• [Exercise directions]: Below are the records. Retype, exactly, the lines from the first through the line with "var titleLines = ['2006-2020年上半年全国全社会用电量与GDP', '增速对比图'];", and leave out the pictures.

::::::::

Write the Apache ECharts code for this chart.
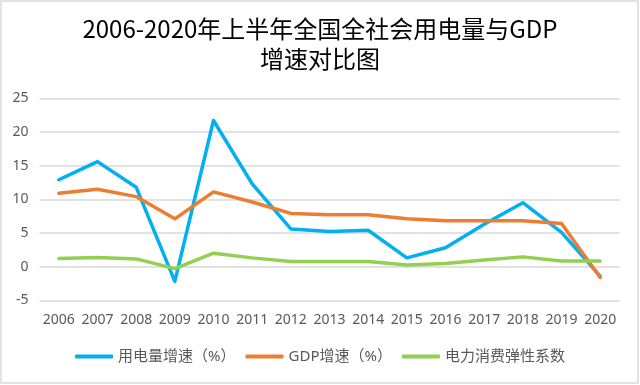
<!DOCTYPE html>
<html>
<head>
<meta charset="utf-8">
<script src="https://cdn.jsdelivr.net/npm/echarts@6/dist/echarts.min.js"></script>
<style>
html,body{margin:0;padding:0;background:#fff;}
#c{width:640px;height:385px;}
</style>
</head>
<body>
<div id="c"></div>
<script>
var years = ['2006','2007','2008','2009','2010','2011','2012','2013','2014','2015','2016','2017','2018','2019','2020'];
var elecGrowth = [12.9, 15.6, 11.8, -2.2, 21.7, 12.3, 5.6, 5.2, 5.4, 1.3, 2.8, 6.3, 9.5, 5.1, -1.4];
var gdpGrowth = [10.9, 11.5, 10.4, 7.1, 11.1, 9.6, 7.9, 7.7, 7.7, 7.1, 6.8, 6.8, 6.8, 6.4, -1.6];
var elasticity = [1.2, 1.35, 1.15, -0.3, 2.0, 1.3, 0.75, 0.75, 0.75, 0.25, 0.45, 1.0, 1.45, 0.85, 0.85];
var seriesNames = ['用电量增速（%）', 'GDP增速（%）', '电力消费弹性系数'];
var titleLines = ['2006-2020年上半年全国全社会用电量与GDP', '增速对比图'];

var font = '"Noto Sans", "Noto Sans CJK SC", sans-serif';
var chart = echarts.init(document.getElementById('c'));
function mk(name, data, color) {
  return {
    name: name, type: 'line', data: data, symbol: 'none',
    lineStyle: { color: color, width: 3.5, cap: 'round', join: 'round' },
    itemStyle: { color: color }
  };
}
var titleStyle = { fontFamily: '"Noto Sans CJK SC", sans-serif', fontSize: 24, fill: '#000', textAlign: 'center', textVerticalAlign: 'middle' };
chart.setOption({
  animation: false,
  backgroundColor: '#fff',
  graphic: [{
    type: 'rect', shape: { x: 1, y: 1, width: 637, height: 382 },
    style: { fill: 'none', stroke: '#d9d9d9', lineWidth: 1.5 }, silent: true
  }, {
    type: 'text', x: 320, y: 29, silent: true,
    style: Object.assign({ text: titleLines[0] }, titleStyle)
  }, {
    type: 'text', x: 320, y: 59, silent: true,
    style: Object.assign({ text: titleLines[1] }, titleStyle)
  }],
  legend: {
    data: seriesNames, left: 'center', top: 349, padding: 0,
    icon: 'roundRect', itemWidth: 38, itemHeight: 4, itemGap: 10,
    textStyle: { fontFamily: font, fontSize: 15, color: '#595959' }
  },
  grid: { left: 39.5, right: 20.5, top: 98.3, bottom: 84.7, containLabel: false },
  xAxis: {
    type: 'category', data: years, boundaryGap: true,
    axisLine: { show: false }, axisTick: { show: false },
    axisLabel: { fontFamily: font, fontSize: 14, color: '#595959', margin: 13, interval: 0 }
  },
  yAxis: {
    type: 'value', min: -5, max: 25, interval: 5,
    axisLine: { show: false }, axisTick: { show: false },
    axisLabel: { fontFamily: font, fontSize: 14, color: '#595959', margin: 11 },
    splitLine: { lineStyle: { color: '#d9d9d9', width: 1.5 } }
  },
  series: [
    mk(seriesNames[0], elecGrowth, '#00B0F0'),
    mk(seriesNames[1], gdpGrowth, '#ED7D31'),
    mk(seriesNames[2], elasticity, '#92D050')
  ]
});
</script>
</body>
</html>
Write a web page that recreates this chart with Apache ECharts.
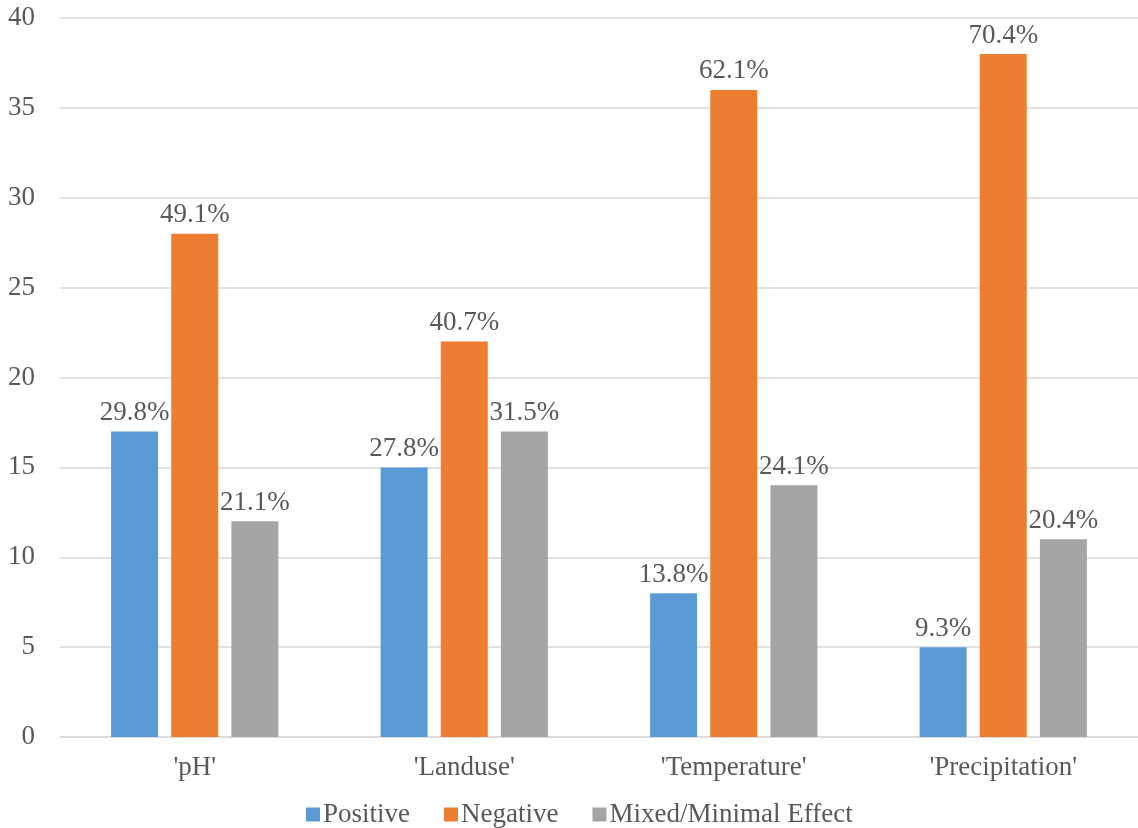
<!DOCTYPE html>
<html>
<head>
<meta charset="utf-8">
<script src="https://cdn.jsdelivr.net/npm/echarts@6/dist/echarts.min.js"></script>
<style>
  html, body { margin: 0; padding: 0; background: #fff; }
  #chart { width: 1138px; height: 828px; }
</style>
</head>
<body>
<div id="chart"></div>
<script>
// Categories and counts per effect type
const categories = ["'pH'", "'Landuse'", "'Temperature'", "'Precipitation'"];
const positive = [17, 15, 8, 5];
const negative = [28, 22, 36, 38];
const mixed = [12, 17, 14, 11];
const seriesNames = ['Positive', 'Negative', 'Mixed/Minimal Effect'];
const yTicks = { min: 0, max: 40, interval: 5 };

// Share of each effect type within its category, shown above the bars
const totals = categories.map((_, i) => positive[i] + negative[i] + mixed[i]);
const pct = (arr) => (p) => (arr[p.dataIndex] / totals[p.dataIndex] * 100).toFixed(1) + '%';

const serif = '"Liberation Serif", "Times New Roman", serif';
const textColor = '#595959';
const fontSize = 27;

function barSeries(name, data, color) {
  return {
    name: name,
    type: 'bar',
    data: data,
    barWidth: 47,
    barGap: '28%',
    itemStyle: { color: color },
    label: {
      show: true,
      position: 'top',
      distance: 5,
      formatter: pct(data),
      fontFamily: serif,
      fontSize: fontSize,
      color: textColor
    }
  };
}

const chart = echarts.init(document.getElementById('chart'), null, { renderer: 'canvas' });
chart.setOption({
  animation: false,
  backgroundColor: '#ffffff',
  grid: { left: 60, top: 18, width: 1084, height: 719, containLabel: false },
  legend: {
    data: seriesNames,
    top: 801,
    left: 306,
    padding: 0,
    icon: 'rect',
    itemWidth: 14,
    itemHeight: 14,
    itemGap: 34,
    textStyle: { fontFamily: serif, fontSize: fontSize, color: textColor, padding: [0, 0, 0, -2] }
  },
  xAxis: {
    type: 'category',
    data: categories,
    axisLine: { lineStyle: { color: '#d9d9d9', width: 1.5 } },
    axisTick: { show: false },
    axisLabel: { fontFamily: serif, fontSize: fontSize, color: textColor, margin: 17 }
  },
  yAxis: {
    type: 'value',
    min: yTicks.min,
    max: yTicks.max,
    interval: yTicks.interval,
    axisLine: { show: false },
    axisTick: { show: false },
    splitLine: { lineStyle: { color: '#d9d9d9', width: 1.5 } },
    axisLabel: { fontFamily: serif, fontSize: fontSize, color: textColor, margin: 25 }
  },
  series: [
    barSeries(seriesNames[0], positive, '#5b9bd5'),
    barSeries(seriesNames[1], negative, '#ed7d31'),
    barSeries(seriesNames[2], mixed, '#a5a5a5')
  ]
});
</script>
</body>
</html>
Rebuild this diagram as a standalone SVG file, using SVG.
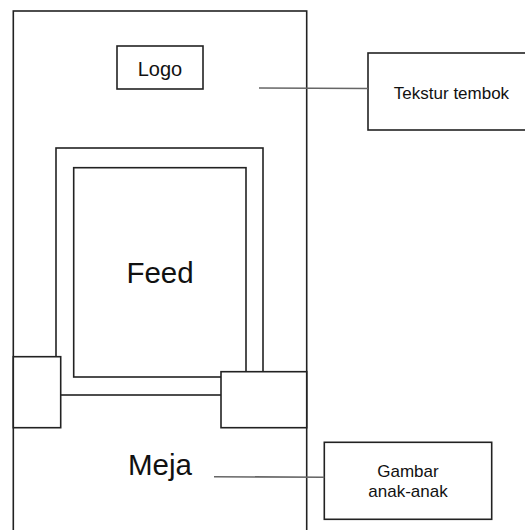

::::::::

• [Result]:
Write the Apache ECharts code for this chart.
<!DOCTYPE html>
<html>
<head>
<meta charset="utf-8">
<script src="https://cdn.jsdelivr.net/npm/echarts@6/dist/echarts.min.js"></script>
<style>
html,body{margin:0;padding:0;background:#fff;}
#c{width:640px;height:385px;}
</style>
</head>
<body>
<div id="c"></div>
<script>
var years = ['2006','2007','2008','2009','2010','2011','2012','2013','2014','2015','2016','2017','2018','2019','2020'];
var elecGrowth = [12.9, 15.6, 11.8, -2.2, 21.7, 12.3, 5.6, 5.2, 5.4, 1.3, 2.8, 6.3, 9.5, 5.1, -1.4];
var gdpGrowth = [10.9, 11.5, 10.4, 7.1, 11.1, 9.6, 7.9, 7.7, 7.7, 7.1, 6.8, 6.8, 6.8, 6.4, -1.6];
var elasticity = [1.2, 1.35, 1.15, -0.3, 2.0, 1.3, 0.75, 0.75, 0.75, 0.25, 0.45, 1.0, 1.45, 0.85, 0.85];
var seriesNames = ['用电量增速（%）', 'GDP增速（%）', '电力消费弹性系数'];
var titleLines = ['2006-2020年上半年全国全社会用电量与GDP', '增速对比图'];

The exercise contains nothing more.